For several weeks, FAUW has been working on a response to a draft document on student academic accommodation procedures. The board will continue to work with the Equity Committee to identify feedback for Jennifer Gillies, associate director of AccessAbility Services. If you have feedback, please contact Katie Damphouse by Friday, June 15.

An outstanding issue is that of FAUW having access to faculty appointment letters on a limited basis to assist in our role of counselling new faculty. The board believes that having this information will significantly improve the support we can provide to new faculty members, and while we are at currently an impasse, we will keep working on making this happen.

A few board members gave updates on current policy initiatives and issues, including that Policy 43 (Special Conditions for Employment for Deans) has recently had an explanatory appendix attached, which is contrary to the process for FS policies. This is being addressed.

We reviewed drafts of upcoming surveys for both volunteers and all members. Look for those in your email by the end of the month. Your feedback will shape FAUW’s work in the future.

Finally, this is a time of transition. Shortly (after one more blog post) both authors of the News From Your Board series (Peter Johnson and Sally Gunz) will end their terms on the board. We await a new and high quality version of the series this fall with baited breath! Thanks for your patience with our scribbles.

—Sally Gunz, past president

Friday, June 1, 2018

News From Your Board: May 24 Meeting Recap

Returning from the Victoria Day long weekend, a rowdy and energized board assembled to review many in-progress issues. We began with the implementation of the President’s Advisory Committee on Student Mental Health (PAC-SMH) report, specifically how FAUW can support the recommendations on training for faculty. The Board expressed support for these recommendations, and suggests that faculty voluntarily engage in additional mental health training as provided on campus. We’ll have more on this in another post soon.

The second issue brought to us directly from members is the lack of secure bicycle parking on campus. The Board wants to support improved bike parking and hopes to see Parking Services commit more resources to this in the future. Discussions will continue on this topic.

Next, everyone’s favourite topic—the Fall Break pilot—made a reappearance, specifically preferred semester start dates after Labour day, and how changes would affect faculty who teach in the spring term and sessional or contract faculty who are only paid as of the first day of class.

Responsible Investing Working Group Report Going to Board of Governors on June 5

The Responsible Investing Working Group (RIWG) released its report to the University community for the first time on Thursday, May 31, as part of the agenda package of the Board of Governors (BoG) meeting happening in only a few days (Tuesday, June 5). The agenda contains a motion to endorse and implement the report recommendations.

This working group was formed in response to the strong interest and advocacy of some UW community delegations. It was tasked with making recommendations on whether and how to incorporate environmental, social and governance (ESG) factors into decision making for the investment of the university's endowments and your pension funds.

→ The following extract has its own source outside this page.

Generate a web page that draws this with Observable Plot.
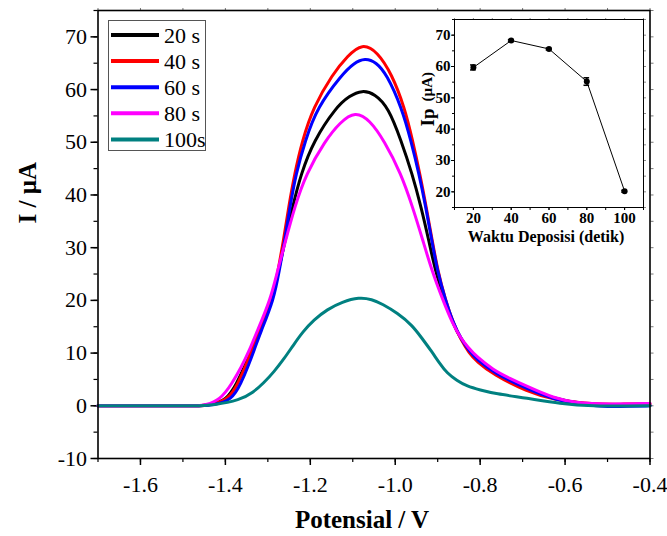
<!DOCTYPE html>
<html>
<head>
<meta charset="utf-8">
<script src="https://cdn.jsdelivr.net/npm/d3@7"></script>
<script src="https://cdn.jsdelivr.net/npm/@observablehq/plot@0.6"></script>
<style>
  body { margin: 0; background: #fff; }
  #wrap { position: relative; width: 667px; height: 536px; font-family: "Liberation Serif", "Times New Roman", serif; }
  #wrap > svg, #wrap > div { position: absolute; }
  #wrap svg text { font-family: "Liberation Serif", "Times New Roman", serif; }
</style>
</head>
<body>
<div id="wrap"></div>
<script>
// ---------- data ----------
const seriesNames = ["20 s", "40 s", "60 s", "80 s", "100s"];
const seriesColors = ["#000000", "#ff0000", "#0000ff", "#ff00ff", "#008080"];

const pot20 = [-1.70, -1.50, -1.46, -1.44, -1.396, -1.373, -1.355, -1.338, -1.322, -1.290, -1.275, -1.259, -1.242, -1.222, -1.192, -1.140, -1.108, -1.078, -1.048, -1.016, -0.986, -0.960, -0.939, -0.921, -0.906, -0.884, -0.864, -0.846, -0.827, -0.808, -0.769, -0.690, -0.627, -0.55, -0.48, -0.40];
const cur20 = [0, 0, 0, 0.1, 1.1, 4.3, 7.4, 10.6, 13.8, 20.1, 25.7, 31.4, 37.7, 44.0, 50.3, 56.6, 58.8, 59.9, 59.2, 56.6, 50.3, 44.0, 37.7, 31.4, 25.7, 20.1, 15.6, 12.8, 10.6, 9.0, 6.5, 3.4, 1.3, 0.2, 0.1, 0.1];

const pot40 = [-1.70, -1.50, -1.46, -1.44, -1.392, -1.370, -1.353, -1.337, -1.321, -1.289, -1.276, -1.263, -1.251, -1.237, -1.219, -1.193, -1.148, -1.112, -1.078, -1.042, -1.008, -0.978, -0.959, -0.942, -0.927, -0.913, -0.900, -0.882, -0.863, -0.845, -0.826, -0.808, -0.769, -0.690, -0.627, -0.533, -0.47, -0.40];
const cur40 = [0, 0, 0, 0.1, 1.1, 4.3, 7.4, 10.6, 13.8, 20.1, 25.7, 31.4, 37.7, 44.0, 50.3, 56.6, 62.9, 66.4, 68.8, 67.2, 62.9, 56.6, 50.3, 44.0, 37.7, 31.4, 25.7, 20.1, 15.6, 12.5, 10.0, 8.4, 5.9, 2.7, 1.1, 0.3, 0.3, 0.4];

const pot60 = [-1.70, -1.50, -1.46, -1.43, -1.384, -1.363, -1.347, -1.332, -1.318, -1.286, -1.273, -1.260, -1.248, -1.234, -1.212, -1.184, -1.125, -1.098, -1.071, -1.045, -1.020, -0.985, -0.963, -0.944, -0.928, -0.914, -0.901, -0.882, -0.863, -0.845, -0.826, -0.808, -0.769, -0.690, -0.627, -0.55, -0.50, -0.45, -0.40];
const cur60 = [0, 0, 0, 0.1, 1.1, 4.3, 7.4, 10.6, 13.8, 20.1, 25.7, 31.4, 37.7, 44.0, 50.3, 56.6, 62.9, 65.0, 66.0, 65.2, 62.9, 56.6, 50.3, 44.0, 37.7, 31.4, 25.7, 20.1, 15.6, 12.7, 10.4, 8.8, 6.3, 3.2, 1.2, 0.1, -0.2, -0.1, 0.0];

const pot80 = [-1.70, -1.50, -1.46, -1.45, -1.412, -1.384, -1.362, -1.343, -1.327, -1.294, -1.277, -1.258, -1.237, -1.210, -1.165, -1.130, -1.094, -1.060, -1.026, -0.986, -0.959, -0.935, -0.914, -0.888, -0.865, -0.847, -0.828, -0.808, -0.769, -0.730, -0.690, -0.627, -0.572, -0.50, -0.40];
const cur80 = [0, 0, 0, 0.1, 1.1, 4.3, 7.4, 10.6, 13.8, 20.1, 25.7, 31.4, 37.7, 44.0, 50.3, 53.8, 55.9, 54.2, 50.3, 44.0, 37.7, 31.4, 25.7, 20.1, 15.6, 13.0, 11.0, 9.3, 6.8, 5.2, 3.7, 1.45, 0.5, 0.3, 0.45];

const pot100 = [-1.70, -1.50, -1.46, -1.43, -1.365, -1.335, -1.310, -1.285, -1.262, -1.240, -1.218, -1.192, -1.160, -1.125, -1.085, -1.055, -1.030, -0.995, -0.960, -0.937, -0.915, -0.895, -0.878, -0.855, -0.831, -0.800, -0.765, -0.690, -0.612, -0.533, -0.45, -0.40];
const cur100 = [0, 0, 0, 0.1, 1.1, 2.5, 4.3, 6.5, 8.9, 11.5, 14.0, 16.3, 18.3, 19.7, 20.6, 20.2, 19.3, 17.6, 15.3, 12.8, 10.4, 8.0, 6.2, 4.8, 3.7, 3.0, 2.3, 1.45, 0.4, -0.1, 0.0, 0.0];

const xTicks = [-1.6, -1.4, -1.2, -1.0, -0.8, -0.6, -0.4];
const yTicks = [-10, 0, 10, 20, 30, 40, 50, 60, 70];
const xTitle = "Potensial / V";
const yTitle = "I / µA";

// inset
const insetTime = [20, 40, 60, 80, 100];
const insetIp = [59.7, 68.3, 65.6, 55.2, 20.2];
const insetErr = [0.8, 0.3, 0.3, 1.2, 0.3];
const insetXTicks = [20, 40, 60, 80, 100];
const insetYTicks = [20, 30, 40, 50, 60, 70];
const insetXTitle = "Waktu Deposisi (detik)";

// ---------- build ----------
const potList = [pot20, pot40, pot60, pot80, pot100];
const curList = [cur20, cur40, cur60, cur80, cur100];
const rows = [];
seriesNames.forEach((s, i) => {
  potList[i].forEach((p, j) => rows.push({s, pot: p, cur: curList[i][j]}));
});

const serif = "Liberation Serif, Times New Roman, serif";
const xMinor = d3.range(-1.7, -0.39, 0.1).map(v => +v.toFixed(2));
const yMinor = d3.range(-10, 75.1, 5);

const main = Plot.plot({
  width: 667, height: 536,
  marginLeft: 97.5, marginRight: 17.5, marginTop: 10, marginBottom: 78,
  style: {fontFamily: serif, fontSize: "22px", color: "#000", background: "transparent", overflow: "visible"},
  x: {domain: [-1.7, -0.4]},
  y: {domain: [-10, 75]},
  color: {domain: seriesNames, range: seriesColors},
  marks: [
    Plot.axisX({ticks: xMinor, tickSize: 4, text: null, label: null, strokeWidth: 1.2}),
    Plot.axisX({ticks: xTicks, tickSize: 7, tickPadding: 11, tickFormat: d => d.toFixed(1), label: null, strokeWidth: 1.5, fontSize: 22, fontFamily: serif}),
    Plot.axisX({anchor: "top", ticks: xMinor, tickSize: 3, text: null, label: null, stroke: "#777"}),
    Plot.axisY({ticks: yMinor, tickSize: 4, text: null, label: null, strokeWidth: 1.2}),
    Plot.axisY({ticks: yTicks, tickSize: 7, tickPadding: 4, tickFormat: d => String(d), label: null, strokeWidth: 1.5, fontSize: 22, fontFamily: serif}),
    Plot.axisY({anchor: "right", ticks: yMinor, tickSize: 3, text: null, label: null, stroke: "#777"}),
    Plot.line(rows, {x: "pot", y: "cur", z: "s", stroke: "s", strokeWidth: 3, curve: "basis"}),
    Plot.frame({stroke: "#000", strokeWidth: 1.6}),
    Plot.text([yTitle], {frameAnchor: "left", dx: -70, dy: -11, rotate: -90, fontWeight: "bold", fontSize: 25, fill: "#000", fontFamily: serif}),
    Plot.text([xTitle], {frameAnchor: "bottom", dx: -12, dy: 69, fontWeight: "bold", fontSize: 25, fill: "#000", fontFamily: serif})
  ]
});

const insetRows = insetTime.map((t, i) => ({t, ip: insetIp[i], lo: insetIp[i] - insetErr[i], hi: insetIp[i] + insetErr[i]}));
const inset = Plot.plot({
  width: 267, height: 260,
  marginLeft: 54, marginRight: 24, marginTop: 19, marginBottom: 53,
  style: {fontFamily: serif, fontSize: "14px", fontWeight: "bold", color: "#000", background: "transparent", overflow: "visible"},
  x: {domain: [10, 110]},
  y: {domain: [15, 75]},
  marks: [
    Plot.axisX({ticks: d3.range(10, 111, 10), tickSize: 3, text: null, label: null}),
    Plot.axisX({ticks: insetXTicks, tickSize: 3, tickPadding: 2, label: null, fontSize: 15, fontWeight: "bold", letterSpacing: "-1.2px", fontFamily: serif}),
    Plot.axisX({anchor: "top", ticks: d3.range(10, 111, 10), tickSize: 2, text: null, label: null, stroke: "#888"}),
    Plot.axisY({ticks: d3.range(15, 75.1, 5), tickSize: 2, text: null, label: null}),
    Plot.axisY({ticks: insetYTicks, tickSize: 3, tickPadding: 1, label: null, fontSize: 15, fontWeight: "bold", letterSpacing: "-1.2px", fontFamily: serif}),
    Plot.axisY({anchor: "right", ticks: d3.range(15, 75.1, 5), tickSize: 2, text: null, label: null, stroke: "#888"}),
    Plot.line(insetRows, {x: "t", y: "ip", stroke: "#000", strokeWidth: 1}),
    Plot.ruleX(insetRows, {x: "t", y1: "lo", y2: "hi", stroke: "#000", strokeWidth: 1.5}),
    Plot.ruleY(insetRows, {y: "lo", x1: d => d.t - 1.5, x2: d => d.t + 1.5, stroke: "#000", strokeWidth: 1.5}),
    Plot.ruleY(insetRows, {y: "hi", x1: d => d.t - 1.5, x2: d => d.t + 1.5, stroke: "#000", strokeWidth: 1.5}),
    Plot.dot(insetRows, {x: "t", y: "ip", r: 3, fill: "#000", stroke: null}),
    Plot.frame({stroke: "#000", strokeWidth: 1}),
    Plot.text(["Ip"], {frameAnchor: "left", dx: -27, dy: 13, rotate: -90, fontSize: 19, fontWeight: "bold", fill: "#000", fontFamily: serif}),
    Plot.text(["(µA)"], {frameAnchor: "left", dx: -27, dy: -12, rotate: -90, fontSize: 15, fontWeight: "bold", fill: "#000", fontFamily: serif}),
    Plot.text([insetXTitle], {frameAnchor: "bottom", dx: -3, dy: 34, fontSize: 16, fontWeight: "bold", fill: "#000", letterSpacing: "-1.3px", fontFamily: serif})
  ]
});

const wrap = document.getElementById("wrap");
main.style.left = "0px"; main.style.top = "0px";
inset.style.left = "400px"; inset.style.top = "0px";
wrap.appendChild(main);
wrap.appendChild(inset);

// legend
const lg = d3.select(wrap).append("svg")
  .attr("width", 100).attr("height", 134)
  .style("left", "107px").style("top", "19px")
  .attr("font-family", serif);
lg.append("rect").attr("x", 1.5).attr("y", 1.5).attr("width", 97).attr("height", 130)
  .attr("fill", "#fff").attr("stroke", "#555").attr("stroke-width", 1);
seriesNames.forEach((s, i) => {
  const cy = 16 + i * 26.1;
  lg.append("line").attr("x1", 4).attr("x2", 52).attr("y1", cy).attr("y2", cy)
    .attr("stroke", seriesColors[i]).attr("stroke-width", 4);
  lg.append("text").attr("x", 57).attr("y", cy).attr("dy", "0.35em")
    .attr("font-size", 22).attr("fill", "#000").text(s);
});
</script>
</body>
</html>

Our members are keenly interested in how their pensions are managed. In a March 28 blog post, we said we would “seek input from members and formulate a response” when the report was released.

As I hope you will understand, FAUW is unable to keep our commitment to you. Four working days is not enough time for the FAUW Board to read and understand the report and then gather feedback on it from our members. As such, we requested that this agenda item be for information only at the June 5 BoG meeting, thereby delaying the vote until the next meeting, in October. This request was denied.